Furthermore, when browsing participant search results, external link icons are available that redirect to the corresponding source table in Labkey (Labkey login may be required).

 Why can I select codes that do not exist in the 100,000 Genomes Project dataset?

 There are two reasons:

  1. Queries that include non-existing codes may still yield results, when using the "include descendants" and/or "include mapped concepts" features.
  2. A negative search result may be meaningful in some cases (confirmation that our data set does not contain a certain code).

At the same time, we are aware that in many cases it would be helpful to restrict the term lookup to the subset of codes that exist in our data set (plus all their parent codes). We intend to add this option in a future release.

 Is it possible to search for negative phenotypes (phenotypes recorded as "not present")?

 No, a search with HPO terms only matches observations with a positive result. We intend to add support for observations with negative results in the future. Note that by using "Does NOT Have Any Of", it is possible to search for participants that do not have a positive observation.

 What exactly is the meaning of "We're sorry, your query could not be processed because one or more of the search terms are too wide (too many descendants)"?

 By default, a search will include all descendant codes of the selected codes. High-level concepts, such as "Clinical Finding" in SNOMED CT, can have a large number of descendants. For technical reasons, the application can not execute searches that involve more than 10,000 descendants.

 Why does the TSV export contain multiple rows per participant?
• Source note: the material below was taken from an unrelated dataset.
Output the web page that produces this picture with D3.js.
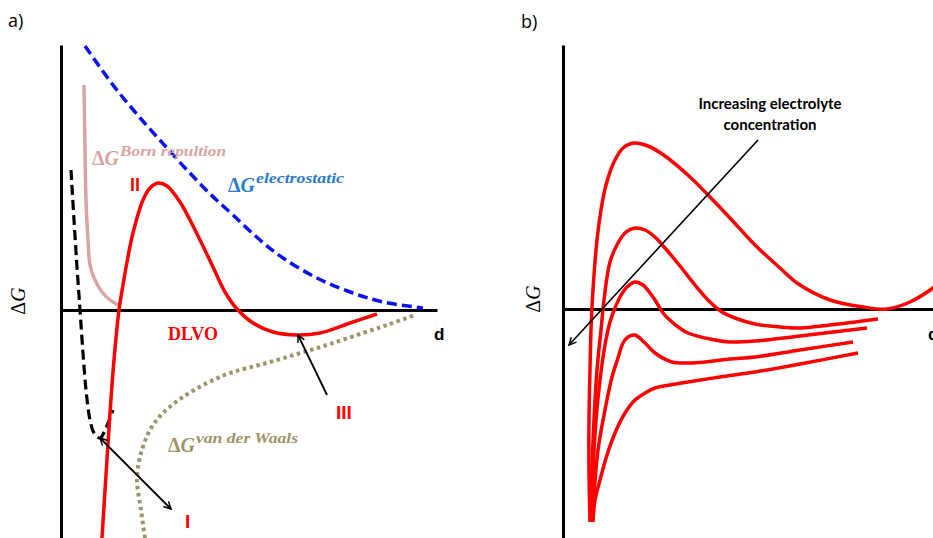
<!DOCTYPE html>
<html>
<head>
<meta charset="utf-8">
<script src="https://cdn.jsdelivr.net/npm/d3@7"></script>
<style>
  html, body { margin: 0; padding: 0; background: #fff; }
  svg { display: block; }
  .axis path { stroke: #000; stroke-width: 3px; }
  .axis .tick { display: none; }
  .sup { font-family: "Liberation Serif", serif; font-weight: bold; font-style: italic; }
</style>
</head>
<body>
<svg id="chart" width="933" height="538"></svg>
<script>
// ── Panel a) — DLVO components (d, ΔG) ───────────────────────
const electrostatic = [[6,52.8],[13,45],[19.8,38.4],[26.5,32.4],[31.5,28],[37.3,23.2],[43,19],
  [49.75,14],[55.5,10.4],[64,6.4],[72.3,3.6],[80.5,1.6],[90.5,0.4]];
const bornRepulsion = [[5.75,45],[6,32],[6.25,22],[6.75,14],[7.25,9],[8.5,6],[10.25,3.6],[12.25,2],[14.25,1]];
const shortRange = [[2.5,28],[3.25,18],[4,8.6],[4.75,0],[5.5,-8.6],[6.25,-16],[7.25,-22],[8.25,-24.6],
  [9.75,-25.6],[11.25,-23.6],[13,-20]];
const dlvo = [[10.25,-45.6],[11.25,-33],[12.25,-20.6],[13.25,-10],[14.5,0],[15.5,5],[16.5,9.6],[18,15.4],
  [20.5,22],[22.25,24.4],[24.25,25.4],[26.5,24.8],[29.75,21.6],[34.75,14],[38,8.6],[41,3.6],[44,0.2],
  [48,-2.6],[53,-4.4],[59,-5],[64.75,-4.6],[72.25,-2.6],[79,-0.8]];
const vanDerWaals = [[21,-45.6],[20,-40],[19,-34],[19.75,-29.4],[22.25,-24],[25.5,-20.6],[30.5,-17.4],
  [36.5,-14.6],[42.25,-12.6],[50.5,-10.8],[59,-8.8],[67.25,-6.8],[75.5,-4.6],[82.25,-2.8],[88.5,-1]];
const arrowIII = [[66.5,-17],[59.25,-5]];
const arrowI = [[9.75,-25.6],[27.5,-39.8]];

// ── Panel b) — increasing electrolyte concentration ──────────
const b1 = [[6.75,-42.6],[6.5,-32.2],[6.5,-22.2],[6.75,-12.2],[7,-4.2],[7.5,3.8],[8.5,13.8],[9.5,19.8],
  [10.75,24.8],[12.75,29.4],[15,32.2],[17.75,33.2],[21.25,32.6],[25.5,30.6],[31.75,26.4],[36.25,22.8],
  [41.75,18.2],[48,12.8],[54.25,8.2],[58.5,5.2],[66.75,1.8],[75,0.4],[81,0],[86.75,1.4],[92.5,4.2],[95.5,6.2]];
const b2 = [[7,-42.6],[7.25,-32.2],[7.75,-22.2],[8.5,-12.2],[9.5,-4.2],[10.25,1.8],[11.75,9.4],[13.75,13.2],
  [15.75,15.4],[18,16.2],[20.5,15.8],[23.25,14.2],[25.5,12.2],[29.25,8.6],[33,4.8],[36.75,1.4],[39.75,-0.6],
  [43,-1.8],[48,-3],[54.25,-3.6],[59.25,-3.8],[66.75,-3.2],[78.75,-2]];
const b3 = [[7.25,-42.6],[7.5,-32.2],[8.25,-22.2],[9.25,-14.2],[10.5,-7.2],[11.75,-2.6],[13,0.2],[14.25,2.4],
  [16,4.4],[18,5.4],[20,4.8],[21.75,3.2],[23,1.8],[25,-0.8],[27.25,-2.6],[31.25,-4.8],[38,-6.2],
  [41.75,-6.6],[48,-6.4],[59.25,-5.4],[76,-3.8]];
const b4 = [[7.25,-42.6],[7.5,-39.6],[8.75,-28.2],[10.5,-20.2],[12.25,-13.6],[13.75,-9.8],[15,-6.8],
  [16.25,-5.6],[18,-5.2],[20.5,-6.8],[23,-8.8],[27.25,-10.6],[31.75,-10.8],[35.5,-10.6],[41.75,-10],
  [48,-9.6],[59.25,-8.2],[72.5,-6.6]];
const b5 = [[7.5,-42.6],[8,-38.2],[9.25,-34.2],[11,-29.2],[13,-24.8],[15.5,-20.8],[18,-18.2],[20.5,-16.8],
  [23,-15.8],[26.75,-15.2],[31.25,-14.6],[39.25,-13.6],[48,-12.6],[59.25,-11],[73.75,-8.8]];
const arrowB = [[48.75,33.8],[1.5,-7.2]];
const noteLines = ["Increasing electrolyte", "concentration"];

const svg = d3.select("#chart");

// arrowheads: open chevrons
const defs = svg.append("defs");
defs.append("marker")
  .attr("id", "head").attr("viewBox", "0 0 10 10")
  .attr("refX", 9).attr("refY", 5)
  .attr("markerWidth", 9).attr("markerHeight", 9)
  .attr("markerUnits", "userSpaceOnUse")
  .attr("orient", "auto-start-reverse")
  .append("path").attr("d", "M1,1 L9,5 L1,9")
  .attr("fill", "none").attr("stroke", "#000").attr("stroke-width", 1.6);

// ── a) ────────────────────────────────────────────────────────
const xa = d3.scaleLinear().domain([0, 94]).range([61, 437]);
const ya = d3.scaleLinear().domain([-45.6, 53]).range([538, 45]);
const lineA = d3.line().x(d => xa(d[0])).y(d => ya(d[1])).curve(d3.curveCatmullRom.alpha(0.5));
const ga = svg.append("g");

ga.append("g").attr("class", "axis").attr("transform", `translate(0,${ya(0)})`)
  .call(d3.axisBottom(xa).ticks(0).tickSizeOuter(0));
ga.append("g").attr("class", "axis").attr("transform", `translate(${xa(0)},0)`)
  .call(d3.axisLeft(ya).ticks(0).tickSizeOuter(0));

ga.append("path").attr("d", lineA(bornRepulsion))
  .attr("fill", "none").attr("stroke", "#dba3a3").attr("stroke-width", 3.5);
ga.append("path").attr("d", lineA(electrostatic))
  .attr("fill", "none").attr("stroke", "#0a14f0").attr("stroke-width", 3.5).attr("stroke-dasharray", "10,5");
ga.append("path").attr("d", lineA(shortRange))
  .attr("fill", "none").attr("stroke", "#000").attr("stroke-width", 3.2).attr("stroke-dasharray", "10,5");
ga.append("path").attr("d", lineA(vanDerWaals))
  .attr("fill", "none").attr("stroke", "#9c9468").attr("stroke-width", 4).attr("stroke-dasharray", "3.5,3.5");
ga.append("path").attr("d", lineA(dlvo))
  .attr("fill", "none").attr("stroke", "#ff0000").attr("stroke-width", 3.5);

ga.append("path").attr("d", d3.line().x(d => xa(d[0])).y(d => ya(d[1]))(arrowIII))
  .attr("stroke", "#000").attr("stroke-width", 1.8).attr("marker-end", "url(#head)");
ga.append("path").attr("d", d3.line().x(d => xa(d[0])).y(d => ya(d[1]))(arrowI))
  .attr("stroke", "#000").attr("stroke-width", 1.8)
  .attr("marker-start", "url(#head)").attr("marker-end", "url(#head)");

// ── b) ────────────────────────────────────────────────────────
const xb = d3.scaleLinear().domain([0, 94]).range([563, 939]);
const yb = d3.scaleLinear().domain([-45.8, 52.8]).range([538, 45]);
const lineB = d3.line().x(d => xb(d[0])).y(d => yb(d[1])).curve(d3.curveCatmullRom.alpha(0.5));
const gb = svg.append("g");

gb.append("g").attr("class", "axis").attr("transform", `translate(0,${yb(0)})`)
  .call(d3.axisBottom(xb).ticks(0).tickSizeOuter(0));
gb.append("g").attr("class", "axis").attr("transform", `translate(${xb(0)},0)`)
  .call(d3.axisLeft(yb).ticks(0).tickSizeOuter(0));

gb.selectAll(".curve").data([b1, b2, b3, b4, b5]).join("path")
  .attr("class", "curve").attr("d", lineB)
  .attr("fill", "none").attr("stroke", "#ff0000").attr("stroke-width", 3.5)
  .attr("stroke-linejoin", "round");

gb.append("path").attr("d", d3.line().x(d => xb(d[0])).y(d => yb(d[1]))(arrowB))
  .attr("stroke", "#000").attr("stroke-width", 1.6).attr("marker-end", "url(#head)");

gb.selectAll(".note").data(noteLines).join("text")
  .attr("class", "note")
  .attr("x", 770).attr("y", (d, i) => 109 + i * 21)
  .attr("text-anchor", "middle")
  .style("font-family", "Lato, sans-serif").style("font-weight", 700).style("font-size", "15px")
  .text(d => d);

// ── Text labels ───────────────────────────────────────────────
const sans = "'Open Sans', sans-serif";
svg.append("text").attr("x", 8).attr("y", 27).style("font-family", sans).style("font-size", "18px").text("a)");
svg.append("text").attr("x", 521).attr("y", 28).style("font-family", sans).style("font-size", "18px").text("b)");

// ΔG axis titles
[[25, 301], [540, 299]].forEach(([x, y]) => {
  const t = svg.append("text")
    .attr("transform", `translate(${x},${y}) rotate(-90)`)
    .attr("text-anchor", "middle")
    .style("font-family", "'Liberation Serif', serif").style("font-size", "20px");
  t.append("tspan").text("Δ");
  t.append("tspan").style("font-style", "italic").text("G");
});

// d axis labels (the right one runs off the edge, as in the source)
[[434, 340], [928, 340]].forEach(([x, y]) => {
  svg.append("text").attr("x", x).attr("y", y)
    .style("font-family", "'Liberation Sans', sans-serif").style("font-weight", "bold").style("font-size", "17px")
    .text("d");
});

// ΔG^component labels
function compLabel(x, y, sup, supLen, color) {
  const t = svg.append("text").attr("class", "sup").attr("x", x).attr("y", y)
    .attr("fill", color).style("font-size", "20px");
  t.append("tspan").style("font-style", "normal").text("Δ");
  t.append("tspan").text("G");
  const w = t.node().getComputedTextLength();
  svg.append("text").attr("class", "sup").attr("x", x + w + 1).attr("y", y - 9)
    .attr("fill", color).style("font-size", "15px")
    .attr("textLength", supLen).attr("lengthAdjust", "spacingAndGlyphs")
    .text(sup);
}
compLabel(92, 165, "Born repultion", 106, "#d9a3a3");
compLabel(228, 192, "electrostatic", 88, "#2a7bc8");
compLabel(168, 452, "van der Waals", 102, "#9c9468");

// region labels
const red = (x, y, s, txt, font) => svg.append("text").attr("x", x).attr("y", y)
  .attr("fill", "#ff0000").style("font-family", font).style("font-weight", "bold").style("font-size", s + "px").text(txt);
red(168, 340, 18, "DLVO", "'Liberation Serif', serif");
red(130, 191, 18, "II", "'Liberation Sans', sans-serif");
red(336, 419, 19, "III", "'Liberation Sans', sans-serif");
red(185, 528, 19, "I", "'Liberation Sans', sans-serif");
</script>
</body>
</html>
 When a selected column has multiple values for the same participant, multiple rows are generated for that participant. A separate row will be generated for each nested group of values, with repeating values in the other columns.

For example: when including Specific Rare Disease, the TSV will have two rows for participants that are recruited for two rare diseases, rather than a single comma-separated value. Another example: when including Code, the TSV will have a separate row for each different code that matched the search criteria for each participant.

Columns in the "Participant" category only have a single value. Columns in any of the other categories can potentially have multiple values for the same participant.

 What is the Source Code column for when downloading results?

 Source Code refers to the exact form in which the code occurred in the source data. This can include interpunction or other characters that were ignored by the matching logic.